# [Exercise brief]
Write out the data below in full, unchanged, minus the images.

# [Provided data]

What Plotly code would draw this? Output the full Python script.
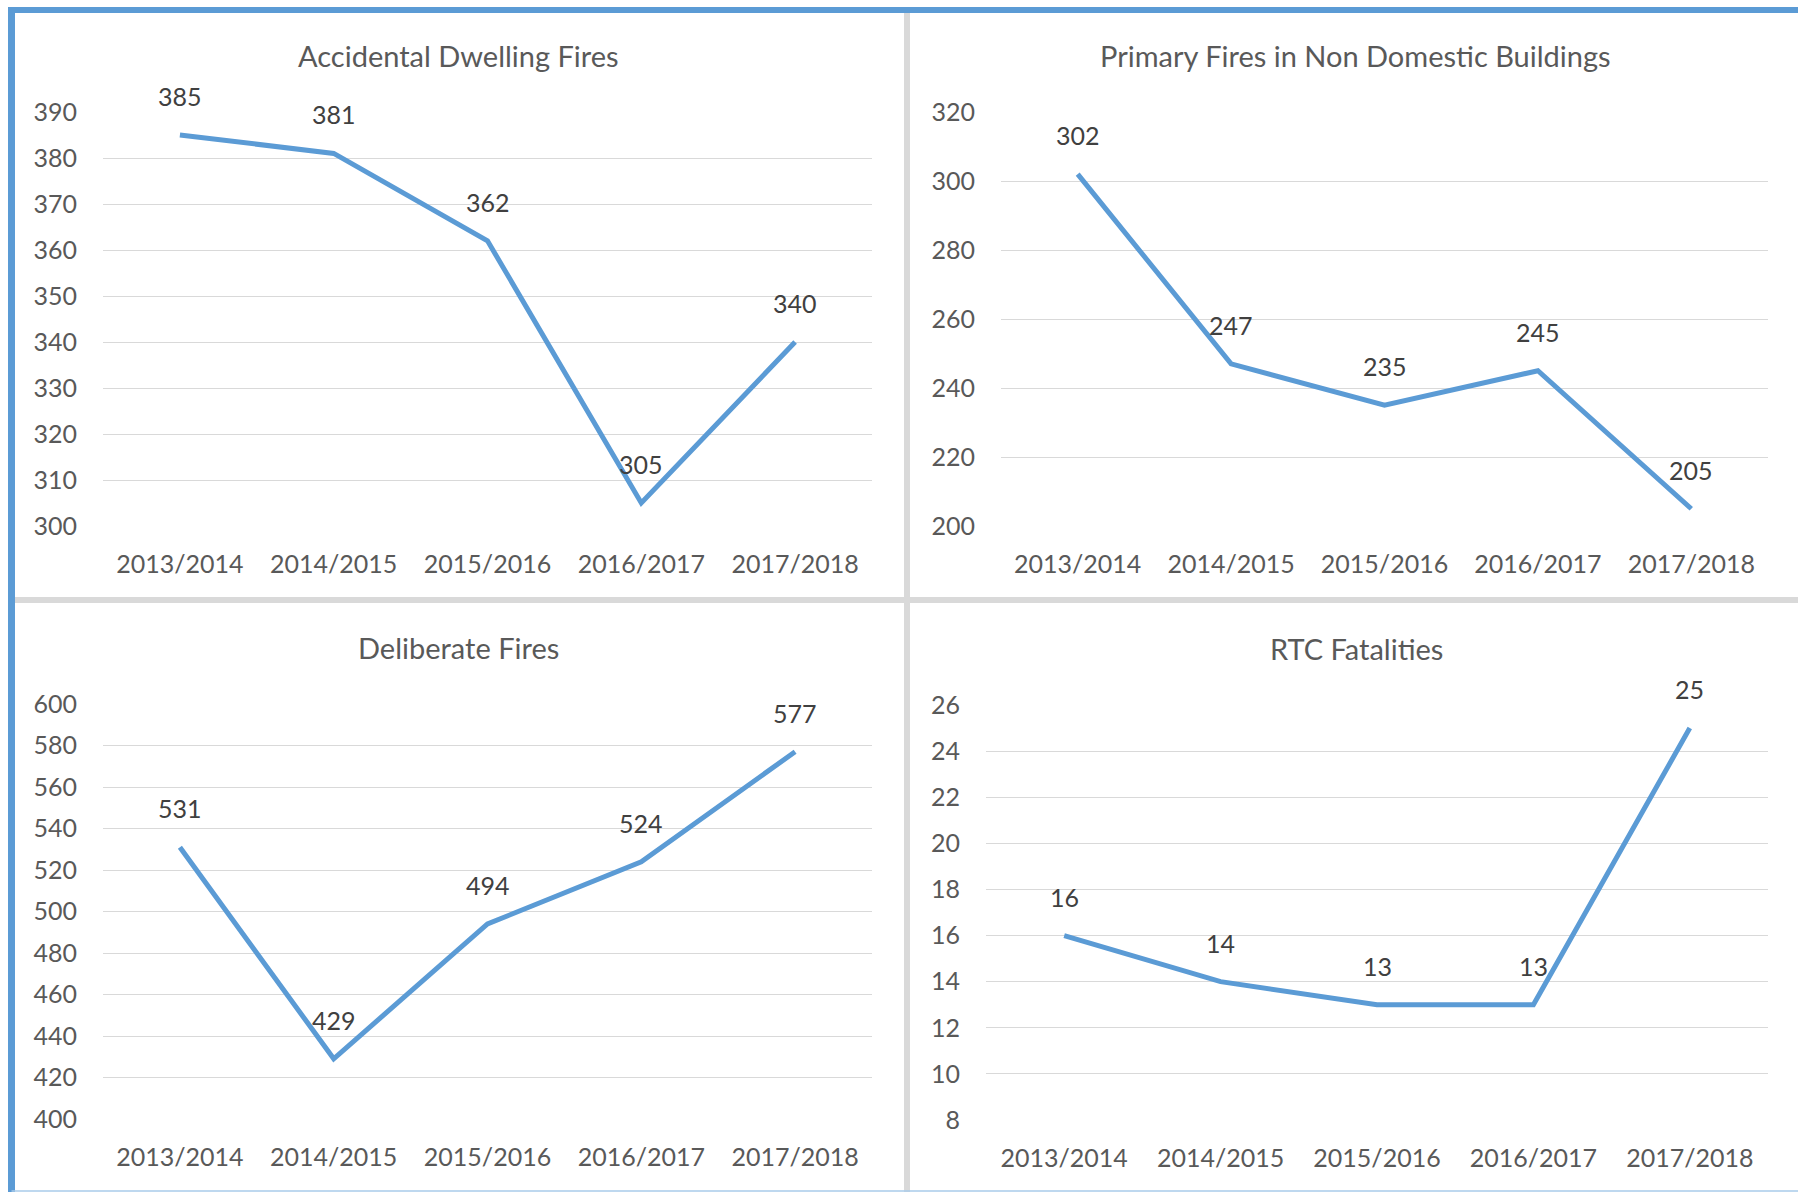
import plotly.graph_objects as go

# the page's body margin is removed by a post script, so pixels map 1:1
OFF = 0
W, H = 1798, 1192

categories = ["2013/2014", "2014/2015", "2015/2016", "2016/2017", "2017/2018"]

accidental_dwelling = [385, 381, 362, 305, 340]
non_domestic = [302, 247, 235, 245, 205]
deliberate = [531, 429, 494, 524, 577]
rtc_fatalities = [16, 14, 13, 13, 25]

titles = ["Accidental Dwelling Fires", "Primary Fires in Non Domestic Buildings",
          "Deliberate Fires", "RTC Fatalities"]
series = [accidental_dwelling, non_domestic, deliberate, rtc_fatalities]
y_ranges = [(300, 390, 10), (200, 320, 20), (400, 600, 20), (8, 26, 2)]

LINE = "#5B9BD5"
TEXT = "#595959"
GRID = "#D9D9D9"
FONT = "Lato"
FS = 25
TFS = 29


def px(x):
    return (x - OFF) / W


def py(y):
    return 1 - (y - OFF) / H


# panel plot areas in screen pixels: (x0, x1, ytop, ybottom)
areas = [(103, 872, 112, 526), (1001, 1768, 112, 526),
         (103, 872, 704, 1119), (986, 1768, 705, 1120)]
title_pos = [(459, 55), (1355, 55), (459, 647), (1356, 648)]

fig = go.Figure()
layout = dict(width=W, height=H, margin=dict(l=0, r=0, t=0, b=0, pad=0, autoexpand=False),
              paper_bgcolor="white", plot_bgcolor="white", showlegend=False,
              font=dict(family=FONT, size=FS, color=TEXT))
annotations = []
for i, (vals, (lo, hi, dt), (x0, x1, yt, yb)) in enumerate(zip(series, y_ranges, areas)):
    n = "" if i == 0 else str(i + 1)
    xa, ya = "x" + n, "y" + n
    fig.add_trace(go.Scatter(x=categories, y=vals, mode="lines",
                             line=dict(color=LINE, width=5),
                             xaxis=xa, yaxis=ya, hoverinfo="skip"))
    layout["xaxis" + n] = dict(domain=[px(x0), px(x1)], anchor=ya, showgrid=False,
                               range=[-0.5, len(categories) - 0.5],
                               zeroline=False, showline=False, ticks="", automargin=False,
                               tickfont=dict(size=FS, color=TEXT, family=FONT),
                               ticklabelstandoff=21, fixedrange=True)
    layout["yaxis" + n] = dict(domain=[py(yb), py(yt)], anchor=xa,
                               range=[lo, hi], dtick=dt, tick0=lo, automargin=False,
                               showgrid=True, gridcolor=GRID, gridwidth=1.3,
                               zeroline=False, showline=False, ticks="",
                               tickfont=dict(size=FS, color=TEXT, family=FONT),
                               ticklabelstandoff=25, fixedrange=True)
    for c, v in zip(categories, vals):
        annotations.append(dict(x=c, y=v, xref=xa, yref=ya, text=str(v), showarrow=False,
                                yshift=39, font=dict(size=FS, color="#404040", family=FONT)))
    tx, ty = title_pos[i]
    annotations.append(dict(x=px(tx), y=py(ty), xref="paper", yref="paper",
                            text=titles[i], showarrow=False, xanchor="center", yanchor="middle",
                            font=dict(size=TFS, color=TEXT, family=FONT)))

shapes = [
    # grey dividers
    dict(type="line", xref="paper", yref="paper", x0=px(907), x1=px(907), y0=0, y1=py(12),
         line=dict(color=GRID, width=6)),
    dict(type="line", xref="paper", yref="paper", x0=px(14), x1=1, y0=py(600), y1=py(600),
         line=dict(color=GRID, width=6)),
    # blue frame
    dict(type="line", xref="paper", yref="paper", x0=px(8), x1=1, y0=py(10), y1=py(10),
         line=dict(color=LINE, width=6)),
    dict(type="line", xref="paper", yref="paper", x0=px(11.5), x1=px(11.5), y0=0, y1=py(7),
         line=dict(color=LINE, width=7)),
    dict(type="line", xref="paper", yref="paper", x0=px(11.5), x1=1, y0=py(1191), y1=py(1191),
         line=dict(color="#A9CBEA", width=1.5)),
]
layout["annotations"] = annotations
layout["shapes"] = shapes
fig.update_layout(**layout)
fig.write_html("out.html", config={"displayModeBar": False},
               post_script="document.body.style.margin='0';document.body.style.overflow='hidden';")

# [Answer for the task]
What Plotly code would draw this? Output the full Python script.
import plotly.graph_objects as go

# the page's body margin is removed by a post script, so pixels map 1:1
OFF = 0
W, H = 1798, 1192

categories = ["2013/2014", "2014/2015", "2015/2016", "2016/2017", "2017/2018"]

accidental_dwelling = [385, 381, 362, 305, 340]
non_domestic = [302, 247, 235, 245, 205]
deliberate = [531, 429, 494, 524, 577]
rtc_fatalities = [16, 14, 13, 13, 25]

titles = ["Accidental Dwelling Fires", "Primary Fires in Non Domestic Buildings",
          "Deliberate Fires", "RTC Fatalities"]
series = [accidental_dwelling, non_domestic, deliberate, rtc_fatalities]
y_ranges = [(300, 390, 10), (200, 320, 20), (400, 600, 20), (8, 26, 2)]

LINE = "#5B9BD5"
TEXT = "#595959"
GRID = "#D9D9D9"
FONT = "Lato"
FS = 25
TFS = 29


def px(x):
    return (x - OFF) / W


def py(y):
    return 1 - (y - OFF) / H


# panel plot areas in screen pixels: (x0, x1, ytop, ybottom)
areas = [(103, 872, 112, 526), (1001, 1768, 112, 526),
         (103, 872, 704, 1119), (986, 1768, 705, 1120)]
title_pos = [(459, 55), (1355, 55), (459, 647), (1356, 648)]

fig = go.Figure()
layout = dict(width=W, height=H, margin=dict(l=0, r=0, t=0, b=0, pad=0, autoexpand=False),
              paper_bgcolor="white", plot_bgcolor="white", showlegend=False,
              font=dict(family=FONT, size=FS, color=TEXT))
annotations = []
for i, (vals, (lo, hi, dt), (x0, x1, yt, yb)) in enumerate(zip(series, y_ranges, areas)):
    n = "" if i == 0 else str(i + 1)
    xa, ya = "x" + n, "y" + n
    fig.add_trace(go.Scatter(x=categories, y=vals, mode="lines",
                             line=dict(color=LINE, width=5),
                             xaxis=xa, yaxis=ya, hoverinfo="skip"))
    layout["xaxis" + n] = dict(domain=[px(x0), px(x1)], anchor=ya, showgrid=False,
                               range=[-0.5, len(categories) - 0.5],
                               zeroline=False, showline=False, ticks="", automargin=False,
                               tickfont=dict(size=FS, color=TEXT, family=FONT),
                               ticklabelstandoff=21, fixedrange=True)
    layout["yaxis" + n] = dict(domain=[py(yb), py(yt)], anchor=xa,
                               range=[lo, hi], dtick=dt, tick0=lo, automargin=False,
                               showgrid=True, gridcolor=GRID, gridwidth=1.3,
                               zeroline=False, showline=False, ticks="",
                               tickfont=dict(size=FS, color=TEXT, family=FONT),
                               ticklabelstandoff=25, fixedrange=True)
    for c, v in zip(categories, vals):
        annotations.append(dict(x=c, y=v, xref=xa, yref=ya, text=str(v), showarrow=False,
                                yshift=39, font=dict(size=FS, color="#404040", family=FONT)))
    tx, ty = title_pos[i]
    annotations.append(dict(x=px(tx), y=py(ty), xref="paper", yref="paper",
                            text=titles[i], showarrow=False, xanchor="center", yanchor="middle",
                            font=dict(size=TFS, color=TEXT, family=FONT)))

shapes = [
    # grey dividers
    dict(type="line", xref="paper", yref="paper", x0=px(907), x1=px(907), y0=0, y1=py(12),
         line=dict(color=GRID, width=6)),
    dict(type="line", xref="paper", yref="paper", x0=px(14), x1=1, y0=py(600), y1=py(600),
         line=dict(color=GRID, width=6)),
    # blue frame
    dict(type="line", xref="paper", yref="paper", x0=px(8), x1=1, y0=py(10), y1=py(10),
         line=dict(color=LINE, width=6)),
    dict(type="line", xref="paper", yref="paper", x0=px(11.5), x1=px(11.5), y0=0, y1=py(7),
         line=dict(color=LINE, width=7)),
    dict(type="line", xref="paper", yref="paper", x0=px(11.5), x1=1, y0=py(1191), y1=py(1191),
         line=dict(color="#A9CBEA", width=1.5)),
]
layout["annotations"] = annotations
layout["shapes"] = shapes
fig.update_layout(**layout)
fig.write_html("out.html", config={"displayModeBar": False},
               post_script="document.body.style.margin='0';document.body.style.overflow='hidden';")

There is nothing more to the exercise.